La sidérurgie mondiale, après avoir surmonté sa pire crise il y a deux ans, s'inquiète aujourd'hui de l'impact des problèmes financiers et du ralentissement économique sur son activité, mais veut garder un "optimisme prudent" avec la poursuite de la croissance en Asie.
La Fédération mondiale de l'acier (WSA), réunie à Paris pour sa conférence annuelle, a annoncé qu'elle prévoyait une demande mondiale d'acier en hausse de 6,5% cette année et encore de 5,4% en 2012.
Cette demande mondiale devrait ainsi atteindre environ 1,4 milliard de tonnes en 2011, puis 1,5 milliard en 2012.
"Même si nous sommes prudemment optimistes pour la croissance et la demande d'acier l'année prochaine, cette prévision intervient dans un paysage économique très incertain", a toutefois prévenu d'entrée le directeur général de la WSA, Edwin Basson.
La demande d'acier avait bénéficié dans la première moitié de l'année de la reconstitution des stocks et des politiques de relance, mais "l'économie mondiale est maintenant entrée dans un nouveau paysage volatil", a observé Daniel Novegil, président du comité économique de la WSA, et PDG de Ternium, premier producteur sud-américain d'acier.
"L'activité mondiale s'est détériorée, principalement dans les économies développées: les problèmes financiers augmentent et la confiance des entreprises se refroidit", a-t-il résumé.
Le PDG du numéro un mondial ArcelorMittal, Lakhsmi Mittal, a aussi exprimé un "optimisme prudent". Mais il a ajouté qu'il y avait "de nombreuses variables" dans la situation actuelle et qu'il fallait être "vraiment prudent".
Jusqu'à présent, les chiffres de la production mondiale d'acier n'ont pas montré de signe clair de ralentissement. Toujours tirée par la Chine, qui produit la moitié de l'acier mondial, la production des huit premiers mois de 2011 était en hausse de 8,3% sur un an.
La WSA continue de tabler sur une demande d'acier soutenue par les pays en développement, et en particulier la Chine où la consommation d'acier devrait progresser de 7,5% cette année, puis de 6% en 2012 à 681,6 Mt.
La Chine sera ainsi largement au-dessus de son niveau d'avant-crise, tandis que dans les pays développés, la consommation d'acier restera en 2012 de 15% inférieure à son niveau de 2007.

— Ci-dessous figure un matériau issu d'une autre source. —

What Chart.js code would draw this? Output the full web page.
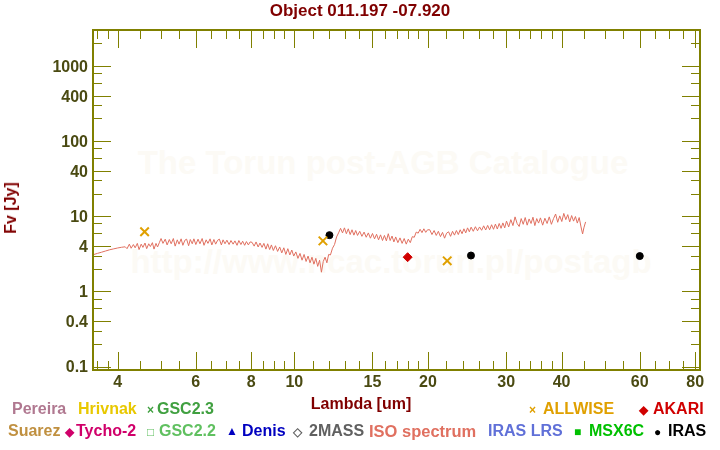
<!DOCTYPE html>
<html><head><meta charset="utf-8">
<script src="https://cdn.jsdelivr.net/npm/chart.js@4/dist/chart.umd.min.js"></script>
<style>
html,body{margin:0;padding:0;background:#fff;}
#wrap{position:relative;width:720px;height:450px;overflow:hidden;font-family:"Liberation Sans",Arial,sans-serif;font-weight:bold;}
#c{position:absolute;left:0;top:0;}
.t{position:absolute;white-space:nowrap;line-height:20px;font-size:16px;}
.s{position:absolute;white-space:nowrap;line-height:20px;font-size:12px;}
.wm{position:absolute;white-space:nowrap;color:rgb(252,250,245);font-size:33px;line-height:40px;transform:translate(-50%,-50%);}
</style></head>
<body><div id="wrap">
<div class="wm" style="left:383px;top:163px">The Torun post-AGB Catalogue</div>
<div class="wm" style="left:391px;top:262px">http://www.ncac.torun.pl/postagb</div>
<canvas id="c" width="720" height="450" style="width:720px;height:450px"></canvas>
<div class="t" style="left:0;width:720px;text-align:center;top:1px;font-size:17px;color:#800000">Object 011.197 -07.920</div>
<div class="t" style="left:11px;top:208px;color:#800000;transform:translate(-50%,-50%) rotate(-90deg)">Fv [Jy]</div>
<div class="t" style="left:361px;top:404px;color:#800000;transform:translate(-50%,-50%)">Lambda [um]</div>

<div class="t" style="left:12px;top:399px;color:#b07890">Pereira</div>
<div class="t" style="left:78px;top:399px;color:#e8c800">Hrivnak</div>
<div class="s" style="left:147px;top:400px;color:#40a040">×</div>
<div class="t" style="left:157px;top:399px;color:#40a040">GSC2.3</div>
<div class="s" style="left:529px;top:400px;color:#e0a000">×</div>
<div class="t" style="left:543px;top:399px;color:#e0a000">ALLWISE</div>
<div class="s" style="left:639px;top:400px;color:#d00000">◆</div>
<div class="t" style="left:653px;top:399px;color:#d00000">AKARI</div>

<div class="t" style="left:8px;top:421px;color:#c09040">Suarez</div>
<div class="s" style="left:65px;top:422px;color:#d0006a">◆</div>
<div class="t" style="left:76px;top:421px;color:#d0006a">Tycho-2</div>
<div class="s" style="left:147px;top:422px;color:#60c060">□</div>
<div class="t" style="left:159px;top:421px;color:#60c060">GSC2.2</div>
<div class="s" style="left:226px;top:421px;color:#0000c0">▲</div>
<div class="t" style="left:242px;top:421px;color:#0000c0">Denis</div>
<div class="s" style="left:293px;top:422px;color:#606060">◇</div>
<div class="t" style="left:309px;top:421px;color:#606060">2MASS</div>
<div class="t" style="left:369px;top:421px;color:#e07060;font-size:16.5px">ISO spectrum</div>
<div class="t" style="left:488px;top:421px;color:#6070d8">IRAS LRS</div>
<div class="s" style="left:574px;top:422px;color:#00c000">■</div>
<div class="t" style="left:589px;top:421px;color:#00c000">MSX6C</div>
<div class="s" style="left:654px;top:422px;color:#000000">●</div>
<div class="t" style="left:668px;top:421px;color:#000000">IRAS</div>
</div>
<script>
// ---- data ----
const isoLambda = [3.52,3.60,3.68,3.76,3.84,3.92,4.00,4.08,4.16,
4.20,4.25,4.29,4.34,4.38,4.43,4.47,4.52,4.56,4.61,4.65,4.70,4.74,4.79,4.83,4.88,4.92,4.97,
5.01,5.06,5.12,5.17,5.23,5.28,5.34,5.39,5.45,5.50,5.56,5.61,5.67,5.72,5.78,5.83,5.89,5.94,
6.00,6.07,6.13,6.20,6.26,6.33,6.39,6.46,6.52,6.59,6.65,6.72,6.78,6.85,6.91,6.98,
7.05,7.13,7.20,7.28,7.35,7.43,7.50,7.58,7.65,7.73,7.80,7.88,7.95,
8.03,8.12,8.20,8.29,8.37,8.46,8.54,8.63,8.71,8.80,8.88,8.97,
9.07,9.17,9.27,9.37,9.47,9.57,9.67,9.77,9.87,9.97,
10.08,10.19,10.30,10.41,10.52,10.63,10.74,10.85,10.96,11.07,11.18,11.29,11.40,11.51,11.62,11.73,11.84,11.95,
12.06,12.19,12.32,12.45,12.58,12.71,12.84,12.97,13.10,13.23,13.36,13.49,13.62,13.75,13.88,
14.04,14.20,14.36,14.52,14.68,14.84,15.00,15.16,15.32,15.48,15.64,15.80,15.96,16.12,16.28,16.44,16.60,16.76,16.92,
17.11,17.30,17.49,17.68,17.87,18.06,18.25,18.44,18.63,18.82,19.01,19.20,19.39,19.58,19.77,19.96,
20.19,20.42,20.65,20.88,21.11,21.34,21.57,21.80,22.03,22.26,22.49,22.72,22.95,23.18,23.41,23.64,23.87,24.10,24.33,24.56,24.79,
25.02,25.30,25.58,25.86,26.14,26.42,26.70,26.98,27.26,27.54,27.82,28.10,28.38,28.66,28.94,29.22,29.50,29.78,
30.06,30.40,30.74,31.08,31.42,31.76,32.10,32.44,32.78,33.12,33.46,33.80,34.14,34.48,34.82,35.16,35.50,35.84,
36.26,36.68,37.10,37.52,37.94,38.36,38.78,39.20,39.62,40.04,40.46,40.88,41.30,41.72,42.14,42.56,42.98,43.40,43.82,44.24,44.60,44.90,45.30];
const isoFlux = [3.07,3.20,3.32,3.45,3.58,3.68,3.78,3.86,3.92,
3.70,4.25,3.75,4.20,3.80,4.35,3.60,4.25,3.85,4.40,3.70,4.30,3.95,4.45,3.65,4.35,3.90,4.50,
5.05,4.35,4.95,4.15,4.90,4.30,5.05,4.00,4.85,4.25,5.00,4.10,4.80,4.95,4.05,4.90,4.30,5.00,
4.20,4.95,4.30,5.05,4.10,4.85,4.35,5.00,4.15,4.90,4.25,4.80,4.95,4.15,4.85,4.30,
4.80,4.20,4.75,4.25,4.70,4.10,4.75,4.20,4.65,4.10,4.60,4.15,4.55,
4.50,4.00,4.55,3.90,4.40,3.85,4.35,3.65,4.30,3.60,4.15,3.50,
4.05,3.40,3.90,3.25,3.80,3.10,3.70,3.05,3.55,2.95,
3.35,2.75,3.20,2.60,3.10,2.50,2.95,2.40,2.85,2.30,2.75,2.15,2.60,1.80,2.50,2.85,2.40,3.10,
3.05,3.75,4.20,5.30,6.00,6.90,6.00,7.00,5.85,6.80,5.70,6.60,5.60,6.45,5.55,
6.30,5.40,6.15,5.25,6.00,5.10,5.90,5.00,5.75,4.85,5.65,4.75,5.55,4.70,5.85,4.75,5.45,4.55,5.30,
4.45,5.15,4.35,5.05,4.25,4.95,4.45,5.35,5.25,6.15,5.95,6.70,6.05,6.80,6.10,6.60,
6.60,5.70,6.45,5.55,6.30,5.35,6.10,5.10,5.95,6.20,5.40,6.30,5.60,6.45,5.70,6.60,5.85,6.80,6.00,7.00,6.20,
7.15,6.30,7.25,6.40,7.20,6.50,7.45,6.55,7.55,6.60,7.70,6.70,7.85,6.75,8.00,6.90,8.15,7.00,
8.60,7.20,9.00,7.50,9.80,8.00,7.30,9.30,7.80,9.60,7.60,9.20,8.00,9.70,7.50,9.30,8.10,9.50,
7.60,9.40,8.00,9.80,7.80,9.30,10.7,8.30,10.1,8.50,10.9,9.00,10.5,8.40,10.2,8.60,9.90,8.10,9.60,7.20,5.80,7.00,8.40];
const allwiseLambda = [4.6, 11.6, 22.1];
const allwiseFlux   = [6.2, 4.7, 2.55];
const irasLambda = [12, 25, 60];
const irasFlux   = [5.6, 3.0, 2.95];
const akariLambda = [18];
const akariFlux   = [2.85];
const xTickValues = [3.6,3.8,4,4.5,5,5.5,6,6.5,7,7.5,8,8.5,9,9.5,10,11,12,13,14,15,16,17,18,19,20,22,24,26,28,30,32,34,36,38,40,45,50,55,60,65,70,75,80];
const xTickLabels = [4,6,8,10,15,20,30,40,60,80];
const yTickValues = [0.1,0.2,0.3,0.4,0.6,0.8,1,2,3,4,6,8,10,20,30,40,60,80,100,200,300,400,600,800,1000,2000,3000];
const yTickLabels = [0.1,0.4,1,4,10,40,100,400,1000];
const xRange = [3.52, 82];
const yRange = [0.09, 3000];

const axisColor = '#808000';
const labelColor = '#4a4a12';
const fontFamily = "'Liberation Sans', Arial, sans-serif";
const pts = (xs, ys) => xs.map((v, i) => ({x: v, y: ys[i]}));

const frame = {
  id: 'frame',
  afterDatasetsDraw(chart) {
    const {ctx, chartArea: a, scales: {x, y}} = chart;
    ctx.save();
    ctx.strokeStyle = axisColor;
    ctx.lineWidth = 1;
    ctx.beginPath();
    xTickValues.forEach(v => {
      const px = Math.round(x.getPixelForValue(v)) + 0.5;
      const L = xTickLabels.includes(v) ? 18 : 9;
      ctx.moveTo(px, a.top); ctx.lineTo(px, a.top + L);
      ctx.moveTo(px, a.bottom); ctx.lineTo(px, a.bottom - L);
    });
    yTickValues.forEach(v => {
      const py = Math.round(y.getPixelForValue(v)) + 0.5;
      const L = yTickLabels.includes(v) ? 18 : 9;
      ctx.moveTo(a.left, py); ctx.lineTo(a.left + L, py);
      ctx.moveTo(a.right, py); ctx.lineTo(a.right - L, py);
    });
    ctx.stroke();
    ctx.lineWidth = 2;
    ctx.strokeRect(a.left, a.top, a.right - a.left, a.bottom - a.top);
    ctx.fillStyle = labelColor;
    ctx.font = 'bold 16px ' + fontFamily;
    ctx.textAlign = 'right';
    ctx.textBaseline = 'middle';
    yTickLabels.forEach(v => {
      ctx.fillText(String(v), a.left - 5, y.getPixelForValue(v) + 1.5);
    });
    ctx.restore();
  }
};

const tickFont = {family: fontFamily, size: 16, weight: 'bold'};

new Chart(document.getElementById('c'), {
  type: 'scatter',
  data: {
    datasets: [
      {label: 'ALLWISE', data: pts(allwiseLambda, allwiseFlux), pointStyle: 'crossRot', pointRadius: 6,
       borderColor: '#e0a000', backgroundColor: '#e0a000', pointBorderWidth: 2, order: 0},
      {label: 'AKARI', data: pts(akariLambda, akariFlux), pointStyle: 'rectRot', pointRadius: 4.5,
       borderColor: '#d00000', backgroundColor: '#d00000', pointBorderWidth: 1, order: 1},
      {label: 'IRAS', data: pts(irasLambda, irasFlux), pointStyle: 'circle', pointRadius: 3.5,
       borderColor: '#000000', backgroundColor: '#000000', pointBorderWidth: 1, order: 2},
      {label: 'ISO spectrum', data: pts(isoLambda, isoFlux), showLine: true, pointRadius: 0,
       borderColor: '#e07060', borderWidth: 1, tension: 0, order: 10}
    ]
  },
  options: {
    responsive: false,
    animation: false,
    devicePixelRatio: 1,
    layout: {padding: {left: 0, right: 20, top: 30, bottom: 0}},
    plugins: {legend: {display: false}, title: {display: false}, tooltip: {enabled: false}},
    scales: {
      x: {
        type: 'logarithmic', position: 'bottom', min: xRange[0], max: xRange[1],
        grid: {display: false, drawTicks: false}, border: {display: false},
        afterBuildTicks: s => { s.ticks = xTickValues.map(v => ({value: v})); },
        afterFit: s => { s.height = 80; },
        ticks: {autoSkip: false, maxRotation: 0, minRotation: 0, padding: 3, color: labelColor, font: tickFont,
          callback: (val, i, ticks) => xTickLabels.includes(ticks[i].value) ? String(ticks[i].value) : ''}
      },
      y: {
        type: 'logarithmic', position: 'left', min: yRange[0], max: yRange[1],
        grid: {display: false, drawTicks: false}, border: {display: false},
        afterBuildTicks: s => { s.ticks = yTickValues.map(v => ({value: v})); },
        afterFit: s => { s.width = 93; },
        ticks: {display: false}
      }
    }
  },
  plugins: [frame]
});
</script>
</body></html>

Aux Etats-Unis, la consommation d'acier devrait rebondir de 11,6% en 2011 et de 5,2% en 2012. Dans l'Union européenne, la demande d'acier progresserait de 7% en 2011, puis de 2,5% en 2012.
Philippe Darmayan, président de la Fédération française de l'acier, a relevé qu'en France, "la demande ne montre pas de signes d'une brutale détérioration", avec des secteurs automobile, mécanique et de la construction "toujours actifs".
Pour le patron du groupe français Vallourec, Philippe Crouzet, "il faut retenir +prudent+ plus qu'+optimiste+" dans le contexte actuel.
"Il n'y a pas encore de constat général d'effondrement et de catastrophe", mais "il y a des craintes qui augmentent chaque jour avec le temps que prennent les différentes autorités publiques pour résoudre les problèmes", a-t-il relevé.
Le PDG de Saint-Gobain Pierre-André De Chalendar a estimé qu'il y avait "urgence pour les gouvernants à ramener la confiance".
Les producteurs d'acier restent aussi préoccupés par l'impact des prix des matières premières qui pèsent sur la rentabilité: "les marges se réduisent, c'est un vrai sujet de préoccupation", a ainsi noté M. Mittal.
Dans ce contexte, Philippe Varin, PDG du groupe automobile PSA Peugeot Citroën, a appelé les producteurs d'acier à "une relation étroite" pour s'inscrire dans "le défi de l'allègement" du poids des voitures.
Le ministre de l'Industrie Eric Besson a assuré que l'acier représentait "une industrie du futur" dans laquelle la France et l'Europe ont "un rôle à jouer".